Posted 01 September 2003 - 08:05 AM
I approached it with mixed feelings, but have to confess having been captivated by some of the changes introduced by Grigorovitch, notably in Act III (the palace part). I very much liked the idea of each princess being from a different country, and dressed as such (stylistically, of course), dancing her national dance in POINTE SHOES (not in character shoes as in the Kirov's version). I felt that it gave a logic to the plot that is missing in other versions (in my opinion), because the waltz with the prince came only after the princesses danced their national. Also I loved the costumes
I am wondering if this is the version currently performed by the company??? Or have they returned to the more traditional one?? Also would like to know what the critics thought about these changes, on the premiere????????

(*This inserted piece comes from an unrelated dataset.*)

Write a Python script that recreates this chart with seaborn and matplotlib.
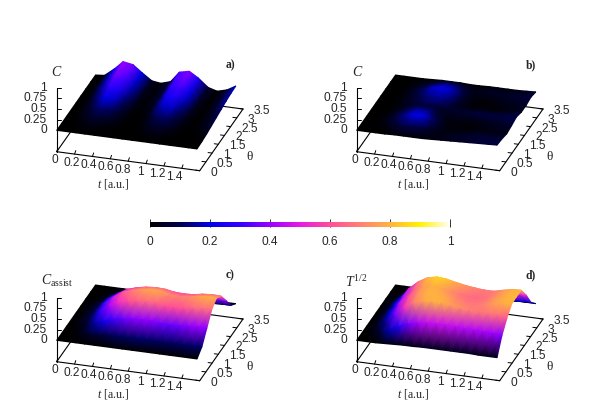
import numpy as np
import matplotlib
matplotlib.use('Agg')
import matplotlib.pyplot as plt
from matplotlib.cm import ScalarMappable
from matplotlib.colors import Normalize
import seaborn as sns

# grid the surfaces were read on
t_grid = [0, 0.1, 0.21, 0.31, 0.42, 0.52, 0.63, 0.73, 0.84, 0.94, 1.05, 1.15, 1.26, 1.36, 1.47, 1.57]
theta_grid = [0, 0.39, 0.79, 1.18, 1.57, 1.96, 2.36, 2.75, 3.14]

surface_a = [
    [0, 0, 0, 0, 0, 0, 0, 0, 0, 0, 0, 0, 0, 0, 0, 0],
    [0, 0, .01, .02, .01, .01, 0, 0, 0, .01, .02, .01, 0, 0, 0, .01],
    [0, 0, .03, .06, .05, .03, .01, 0, .01, .05, .06, .04, .01, 0, .01, .03],
    [0, .01, .06, .12, .11, .06, .01, 0, .02, .1, .12, .08, .02, 0, .02, .06],
    [0, .01, .1, .2, .18, .1, .02, 0, .04, .16, .19, .12, .03, 0, .03, .09],
    [0, .01, .14, .27, .25, .14, .03, .01, .06, .22, .26, .17, .04, 0, .04, .12],
    [0, .02, .17, .34, .31, .17, .03, .01, .07, .27, .32, .21, .05, 0, .05, .15],
    [0, .02, .19, .38, .35, .19, .04, .01, .08, .31, .36, .24, .06, 0, .06, .17],
    [0, .02, .2, .4, .36, .2, .04, .01, .08, .33, .38, .25, .06, 0, .06, .18],
]
surface_b = [
    [0, 0, 0, 0, .01, .01, .01, .01, .02, .03, .04, .05, .06, .07, .08, .09],
    [0, 0, .01, .03, .07, .1, .1, .06, .03, .03, .04, .05, .06, .07, .07, .07],
    [0, 0, .02, .07, .14, .2, .2, .12, .04, .01, .01, .01, .02, .02, .03, .03],
    [0, 0, .01, .05, .11, .15, .14, .07, .02, .02, .02, .02, .03, .04, .05, .06],
    [0, 0, .01, .03, .06, .07, .07, .05, .05, .06, .07, .08, .08, .08, .09, .1],
    [0, 0, .01, .04, .08, .13, .15, .13, .06, .02, .01, .01, .01, .02, .03, .05],
    [0, 0, .01, .05, .11, .18, .21, .18, .09, .03, .01, .01, .02, .03, .04, .05],
    [0, 0, .01, .03, .06, .1, .13, .11, .06, .03, .04, .05, .05, .06, .07, .08],
    [0, 0, 0, 0, .01, .02, .02, .02, .01, .01, .02, .02, .02, .02, .03, .04],
]
surface_c = [
    [0, 0, 0, 0, 0, 0, 0, 0, 0, 0, 0, 0, 0, 0, 0, 0],
    [0, 0, .02, .05, .07, .09, .11, .11, .12, .12, .11, .11, .11, .11, .12, .12],
    [0, .01, .05, .15, .24, .31, .35, .38, .39, .39, .36, .35, .36, .38, .4, .39],
    [0, .02, .09, .26, .41, .53, .6, .64, .66, .65, .61, .6, .61, .65, .67, .66],
    [0, .02, .1, .3, .48, .62, .7, .75, .78, .77, .72, .7, .72, .76, .79, .78],
    [0, .02, .09, .26, .41, .53, .6, .64, .66, .65, .61, .6, .61, .65, .67, .66],
    [0, .01, .05, .15, .24, .31, .35, .38, .39, .39, .36, .35, .36, .38, .4, .39],
    [0, 0, .02, .05, .07, .09, .11, .11, .12, .12, .11, .11, .11, .11, .12, .12],
    [0, 0, 0, 0, 0, 0, 0, 0, 0, 0, 0, 0, 0, 0, 0, 0],
]
surface_d = [
    [0, 0, 0, .01, .02, .03, .03, .04, .04, .04, .04, .04, .04, .03, .03, .03],
    [0, .01, .06, .17, .28, .37, .42, .45, .46, .46, .45, .44, .43, .42, .41, .38],
    [0, .03, .14, .34, .54, .69, .77, .8, .79, .76, .73, .7, .68, .68, .67, .62],
    [0, .04, .2, .44, .62, .74, .8, .8, .77, .72, .69, .68, .7, .75, .79, .8],
    [0, .04, .22, .46, .64, .75, .79, .77, .72, .68, .66, .66, .69, .75, .8, .81],
    [0, .05, .22, .48, .68, .8, .85, .83, .78, .74, .71, .69, .69, .74, .79, .8],
    [0, .03, .15, .33, .48, .56, .6, .58, .53, .49, .46, .45, .45, .48, .52, .52],
    [0, .01, .05, .12, .17, .2, .22, .21, .19, .17, .16, .16, .16, .17, .19, .19],
    [0, 0, 0, 0, 0, 0, 0, 0, 0, 0, 0, 0, 0, 0, 0, 0],
]

t_ticks = [0, 0.2, 0.4, 0.6, 0.8, 1, 1.2, 1.4]
t_labels = ['0', '0.2', '0.4', '0.6', '0.8', '1', '1.2', '1.4']
theta_ticks = [0, 0.5, 1, 1.5, 2, 2.5, 3, 3.5]
theta_labels = ['0', '0.5', '1', '1.5', '2', '2.5', '3', '3.5']
z_ticks = [0, 0.25, 0.5, 0.75, 1]
z_labels = ['0', '0.25', '0.5', '0.75', '1']
bar_ticks = [0, 0.2, 0.4, 0.6, 0.8, 1]
bar_labels = ['0', '0.2', '0.4', '0.6', '0.8', '1']
palette_colors = ['#000000', '#00004d', '#0000e6', '#3300ff', '#9900ff', '#e61ae6',
                  '#ff4d99', '#ff8073', '#ffb340', '#fff200', '#fffff0']

sns.set_theme(style='white')
plt.rcParams['font.family'] = ['Liberation Sans', 'DejaVu Sans']
plt.rcParams['mathtext.fontset'] = 'custom'
plt.rcParams['mathtext.rm'] = 'Liberation Serif'
plt.rcParams['mathtext.it'] = 'Liberation Serif:italic'

cmap = sns.blend_palette(palette_colors, as_cmap=True)
TICK_SIZE = 8.6
SERIF = ['Liberation Serif', 'DejaVu Serif']


def project(t, theta, z):
    # gnuplot style view, result is in pixels from the front corner of the base
    t, theta, z = np.asarray(t, float), np.asarray(theta, float), np.asarray(z, float)
    x = 143 * t / 1.6 + 43.3 * theta / 3.5
    y = -19 * t / 1.6 + 61.7 * theta / 3.5 + (z + 0.5) * 42.7
    return x, y


def draw_panel(fig, ox, oy, values, zlabel, tag, tag_pos):
    ax = fig.add_axes([(ox - 55) / 600, 1 - (oy + 40) / 420, 270 / 600, 150 / 420])
    ax.set_xlim(-55, 215)
    ax.set_ylim(-40, 110)
    ax.axis('off')

    # base frame and z axis
    for t0, th0, t1, th1 in [(0, 0, 1.6, 0), (1.6, 0, 1.6, 3.5), (1.6, 3.5, 0, 3.5), (0, 3.5, 0, 0)]:
        xs, ys = project([t0, t1], [th0, th1], [-0.5, -0.5])
        ax.plot(xs, ys, color='black', lw=0.8, zorder=1)
    xs, ys = project([0, 0], [0, 0], [-0.5, 1])
    ax.plot(xs, ys, color='black', lw=0.8, zorder=1)

    for tv, lab in zip(t_ticks, t_labels):
        x, y = project(tv, 0, -0.5)
        ax.plot([x, x + 1.2], [y, y + 3.5], color='black', lw=0.7, zorder=1)
        ax.text(x - 1.5 - 4.5 * tv, y - 8.5, lab, ha='center', va='center', fontsize=TICK_SIZE)
    for th, lab in zip(theta_ticks, theta_labels):
        x, y = project(1.6, th, -0.5)
        ax.plot([x, x - 4], [y, y + 0.5], color='black', lw=0.7, zorder=1)
        ax.text(x + 10.5, y - 2, lab, ha='left', va='center', fontsize=TICK_SIZE)
    for zv, lab in zip(z_ticks, z_labels):
        x, y = project(0, 0, zv)
        ax.plot([x, x + 4], [y, y], color='black', lw=0.7, zorder=1)
        ax.text(x - 10, y, lab, ha='right', va='center', fontsize=TICK_SIZE)

    # back rows first so nearer rows paint over them
    T, TH = np.meshgrid(t_grid, theta_grid)
    Z = np.array(values, float)
    X2, Y2 = project(T, TH, Z)
    ax.pcolormesh(X2[::-1], Y2[::-1], Z[::-1], shading='gouraud', cmap=cmap,
                  vmin=0, vmax=1, zorder=2, rasterized=True)

    ax.text(56.6, -32.6, r'$t$ [a.u.]', ha='center', va='center', fontsize=8.6, family=SERIF)
    ax.text(193.3, 5.6 - 11, 'θ', ha='center', va='center', fontsize=9.5, family=SERIF)
    ax.text(zlabel[1], zlabel[2], zlabel[0], ha='center', va='center', fontsize=10, family=SERIF)
    ax.text(tag_pos[0], tag_pos[1], tag, ha='center', va='center', fontsize=8.4,
            family=SERIF, fontweight='bold')
    return ax


fig = plt.figure(figsize=(6, 4.2), dpi=100)

draw_panel(fig, 56.7, 151.7, surface_a, (r'$C$', 0, 80), 'a)', (174, 86))
draw_panel(fig, 356.7, 151.7, surface_b, (r'$C$', 0.6, 80), 'b)', (174.3, 86))
draw_panel(fig, 56.7, 361.7, surface_c, (r'$C_{\mathrm{assist}}$', 0.5, 81), 'c)', (173.3, 86))
draw_panel(fig, 356.7, 361.7, surface_d, (r'$T^{1/2}$', 0, 80), 'd)', (174.3, 86))

# colour bar between the two rows
cax = fig.add_axes([150 / 600, 1 - 227.5 / 420, 300 / 600, 5.5 / 420])
cb = fig.colorbar(ScalarMappable(norm=Normalize(0, 1), cmap=cmap), cax=cax, orientation='horizontal')
cb.set_ticks(bar_ticks)
cb.set_ticklabels(bar_labels)
cb.outline.set_visible(False)
cax.tick_params(axis='x', direction='in', length=5.5, width=0.7, color='#333333',
                labelsize=TICK_SIZE, pad=6, bottom=True)

fig.savefig('out.png', dpi=100)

Posted 01 September 2003 - 09:28 AM
I think it's safe to say the production was controversial. There are two ways to look at Swan Lake stagings, I think. One is that it's a 19th century ballet and it should be staged bearing that in mind. The other is that it's a score, and it should be choreographed fresh.
For those who like the Grigorovich version, it's a more contemporary reading and they like the "all dance" aspect of it, as well as the psychological approach. For those who don't, it cuts out every bit of Petipa as well as the mime and adds psychological undertones that are anachronistic. Putting the character dances on pointe changes the character of the original ballet -- not a concern if you take Approach #2 above -- because ballets of that era mixed classical and character dancing (and mime and processions).
Posted 01 September 2003 - 09:37 AM
So yes, the Bolshoi is again dancing this same Grigorovich production of "Swan Lake". I'd be curious to hear what the critics thought about it back in 1969, when Grigorovich was still reigning supreme at the Bolshoi, but I guess their comments weren't much different from ours.
Posted 01 September 2003 - 10:01 AM
Editing to add an afterthought:
I'd imagine most, or at least many, dancers would like the Grigorovitch version, because there's so much dancing. In Russia, there were (and I hope still are) specially trained character dancers and it's an honorable profession. Unfortunately, elsewhere there isn't the same tradition, and often dancers without a strong technique are put in the character pieces. It gives everyone -- viewer and dancer -- the impression that character work is second rate, or not "real dancing."
Edited by Alexandra, 01 September 2003 - 10:48 AM.
Posted 06 October 2003 - 10:07 PM
Alexandra, in some Australian dance schools character is taught. My daughters attend one of those schools and are taught by a specially trained, Russian, character teacher. AND my daughters would say that character IS real dancing!